Some Connections Between Discrepancy, Finite Gap Properties, and Pair Correlations

TL;DR

This paper explores the relationship between discrepancy, finite gap properties, and pair correlations in sequences, extending known results and establishing new links, especially for low-discrepancy sequences and their correlation properties.

Contribution

It generalizes bounds on discrepancy for sequences with alpha-pair correlations, and proves that low-discrepancy sequences have alpha-pair correlations, linking finite gap properties to pair correlation behavior.

Findings

Generalized discrepancy bounds for alpha-pair correlations.

Proved low-discrepancy sequences have alpha-pair correlations.

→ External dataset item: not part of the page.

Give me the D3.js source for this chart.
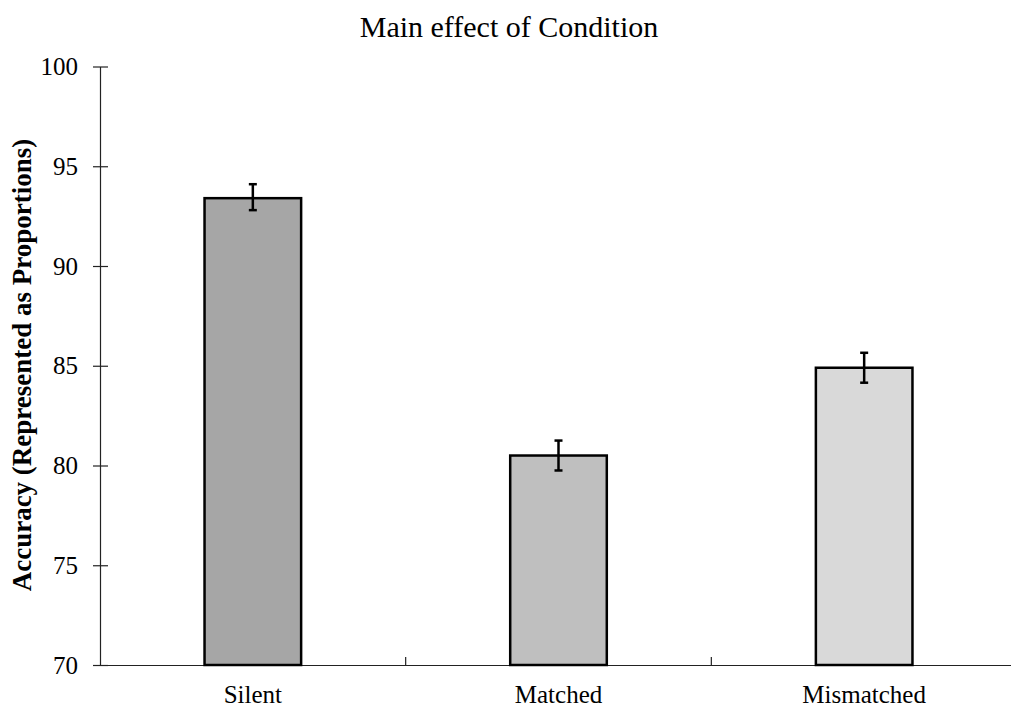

Re-established finite gap property implications for van der Corput and Kronecker sequences.

Abstract

A generic uniformly distributed sequence $(x_n)_{n \in \mathbb{N}}$ in $[0,1)$ possesses Poissonian pair correlations (PPC). Vice versa, it has been proven that a sequence with PPC is uniformly distributed. Grepstad and Larcher gave an explicit upper bound for the discrepancy of a sequence given that it has PPC. As a first result, we generalize here their result to the case of $\alpha$-pair correlations with $0 < \alpha < 1$. Since the highest possible level of uniformity is achieved by low-discrepancy sequences it is tempting to assume that there are examples of such sequences which also have PPC. Although there are no such known examples, we prove that every low-discrepancy sequence has at least $\alpha$-pair correlations for $0 < \alpha <1$. According to Larcher and Stockinger, the reason why many known classes of low-discrepancy sequences fail to have PPC is their finite gap property. In this article, we furthermore show that the discrepancy of a sequence with the finite gap property plus a condition on the distribution of the different gap lengths can be estimated. As a concrete application of this estimation, we re-prove the fact that van der Corput and Kronecker sequences are low-discrepancy sequences. Consequently, it follows from the finite gap property that these sequences have $\alpha$-pair correlations for $0 < \alpha < 1$.